Set problem
All lines below must be repeated exactly, with the pictures omitted.

Source excerpt
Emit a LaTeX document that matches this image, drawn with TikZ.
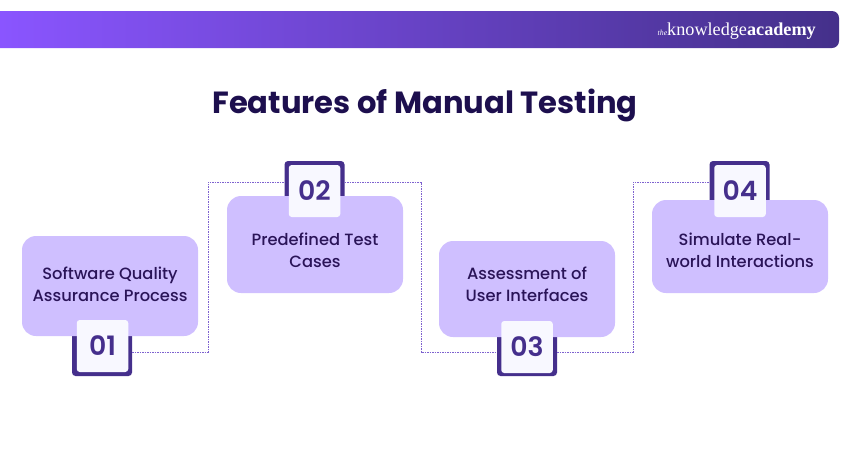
\documentclass[tikz,border=0pt]{standalone}
\usepackage{fontspec}
\setmainfont{Poppins}
\newfontfamily\logofont{Liberation Serif}
\newfontfamily\medfont{Poppins Medium}
\newfontfamily\semifont{Poppins SemiBold}
\definecolor{bannerl}{HTML}{8A55FF}
\definecolor{bannerr}{HTML}{44308A}
\definecolor{ink}{HTML}{1D0F4E}
\definecolor{boxfill}{HTML}{CFBFFF}
\definecolor{tilefill}{HTML}{F8F8FF}
\definecolor{frameink}{HTML}{452F8C}
\definecolor{linkink}{HTML}{7E62CF}
\definecolor{boxink}{HTML}{2A1458}

\begin{document}
\begin{tikzpicture}[x=1pt,y=-1pt,
    box/.style={rectangle,fill=boxfill,rounded corners=14pt,minimum width=176pt,inner sep=0pt},
    boxtext/.style={align=center,text=boxink,font=\fontsize{16.3}{22}\selectfont\medfont},
    frame/.style={rectangle,fill=frameink,rounded corners=3.5pt,minimum width=60pt,inner sep=0pt},
    tile/.style={rectangle,fill=tilefill,rounded corners=3pt,minimum width=51.5pt,minimum height=52pt,
      inner sep=0pt,text=frameink,font=\fontsize{26.7}{30}\selectfont\semifont},
    link/.style={linkink,line width=1pt,dash pattern=on 1.5pt off 1pt}]
    \useasboundingbox (0,0) rectangle (850,450);

    % top banner
    \path[left color=bannerl,right color=bannerr] (0,48) -- (0,11) [rounded corners=7pt] -- (839,11) -- (839,48) [sharp corners] -- cycle;
    \node (logo) [anchor=east,text=white,inner sep=0pt] at (816,31) {\logofont{\fontsize{7.8}{8}\selectfont\itshape the}\fontsize{18.2}{20}\selectfont knowledge\bfseries academy};
    \node (title) [text=ink,font=\fontsize{30.6}{36}\selectfont\bfseries] at (425,105.5) {Features of Manual Testing};

    % corners of the dotted links
    \coordinate (j1) at (208,352);
    \coordinate (j2) at (208,182);
    \coordinate (j3) at (421,182);
    \coordinate (j4) at (421,352);
    \coordinate (j5) at (633,352);
    \coordinate (j6) at (633,182);

    % frames sit behind the boxes
    \node (frame1) [frame,minimum height=50pt] at (102,351) {};
    \node (frame2) [frame,minimum height=50pt] at (314.5,186) {};
    \node (frame3) [frame,minimum height=50pt] at (527,351) {};
    \node (frame4) [frame,minimum height=50pt] at (739.5,186) {};

    \draw[link] (frame1.east |- j1) -- (j1) -- (j2) -- (frame2.west |- j2);
    \draw[link] (frame2.east |- j3) -- (j3) -- (j4) -- (frame3.west |- j4);
    \draw[link] (frame3.east |- j5) -- (j5) -- (j6) -- (frame4.west |- j6);

    \node (box1) [box,minimum height=100pt] at (110,286) {};
    \node (box2) [box,minimum height=97pt] at (315,244.5) {};
    \node (box3) [box,minimum height=96pt] at (527,289) {};
    \node (box4) [box,minimum height=93pt] at (740,246.5) {};

    \node (text1) [boxtext] at (110,284.7) {Software Quality\\Assurance Process};
    \node (text2) [boxtext] at (315,250.5) {Predefined Test\\Cases};
    \node (text3) [boxtext] at (527,284.2) {Assessment of\\User Interfaces};
    \node (text4) [boxtext] at (740,250.5) {Simulate Real-\\world Interactions};

    \node (tile1) [tile] at (102.5,346) {01};
    \node (tile2) [tile] at (314.5,191) {02};
    \node (tile3) [tile] at (527,347) {03};
    \node (tile4) [tile] at (740,191) {04};
  \end{tikzpicture}
\end{document}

Correct result
Emit a LaTeX document that matches this image, drawn with TikZ.
\documentclass[tikz,border=0pt]{standalone}
\usepackage{fontspec}
\setmainfont{Poppins}
\newfontfamily\logofont{Liberation Serif}
\newfontfamily\medfont{Poppins Medium}
\newfontfamily\semifont{Poppins SemiBold}
\definecolor{bannerl}{HTML}{8A55FF}
\definecolor{bannerr}{HTML}{44308A}
\definecolor{ink}{HTML}{1D0F4E}
\definecolor{boxfill}{HTML}{CFBFFF}
\definecolor{tilefill}{HTML}{F8F8FF}
\definecolor{frameink}{HTML}{452F8C}
\definecolor{linkink}{HTML}{7E62CF}
\definecolor{boxink}{HTML}{2A1458}

\begin{document}
\begin{tikzpicture}[x=1pt,y=-1pt,
    box/.style={rectangle,fill=boxfill,rounded corners=14pt,minimum width=176pt,inner sep=0pt},
    boxtext/.style={align=center,text=boxink,font=\fontsize{16.3}{22}\selectfont\medfont},
    frame/.style={rectangle,fill=frameink,rounded corners=3.5pt,minimum width=60pt,inner sep=0pt},
    tile/.style={rectangle,fill=tilefill,rounded corners=3pt,minimum width=51.5pt,minimum height=52pt,
      inner sep=0pt,text=frameink,font=\fontsize{26.7}{30}\selectfont\semifont},
    link/.style={linkink,line width=1pt,dash pattern=on 1.5pt off 1pt}]
    \useasboundingbox (0,0) rectangle (850,450);

    % top banner
    \path[left color=bannerl,right color=bannerr] (0,48) -- (0,11) [rounded corners=7pt] -- (839,11) -- (839,48) [sharp corners] -- cycle;
    \node (logo) [anchor=east,text=white,inner sep=0pt] at (816,31) {\logofont{\fontsize{7.8}{8}\selectfont\itshape the}\fontsize{18.2}{20}\selectfont knowledge\bfseries academy};
    \node (title) [text=ink,font=\fontsize{30.6}{36}\selectfont\bfseries] at (425,105.5) {Features of Manual Testing};

    % corners of the dotted links
    \coordinate (j1) at (208,352);
    \coordinate (j2) at (208,182);
    \coordinate (j3) at (421,182);
    \coordinate (j4) at (421,352);
    \coordinate (j5) at (633,352);
    \coordinate (j6) at (633,182);

    % frames sit behind the boxes
    \node (frame1) [frame,minimum height=50pt] at (102,351) {};
    \node (frame2) [frame,minimum height=50pt] at (314.5,186) {};
    \node (frame3) [frame,minimum height=50pt] at (527,351) {};
    \node (frame4) [frame,minimum height=50pt] at (739.5,186) {};

    \draw[link] (frame1.east |- j1) -- (j1) -- (j2) -- (frame2.west |- j2);
    \draw[link] (frame2.east |- j3) -- (j3) -- (j4) -- (frame3.west |- j4);
    \draw[link] (frame3.east |- j5) -- (j5) -- (j6) -- (frame4.west |- j6);

    \node (box1) [box,minimum height=100pt] at (110,286) {};
    \node (box2) [box,minimum height=97pt] at (315,244.5) {};
    \node (box3) [box,minimum height=96pt] at (527,289) {};
    \node (box4) [box,minimum height=93pt] at (740,246.5) {};

    \node (text1) [boxtext] at (110,284.7) {Software Quality\\Assurance Process};
    \node (text2) [boxtext] at (315,250.5) {Predefined Test\\Cases};
    \node (text3) [boxtext] at (527,284.2) {Assessment of\\User Interfaces};
    \node (text4) [boxtext] at (740,250.5) {Simulate Real-\\world Interactions};

    \node (tile1) [tile] at (102.5,346) {01};
    \node (tile2) [tile] at (314.5,191) {02};
    \node (tile3) [tile] at (527,347) {03};
    \node (tile4) [tile] at (740,191) {04};
  \end{tikzpicture}
\end{document}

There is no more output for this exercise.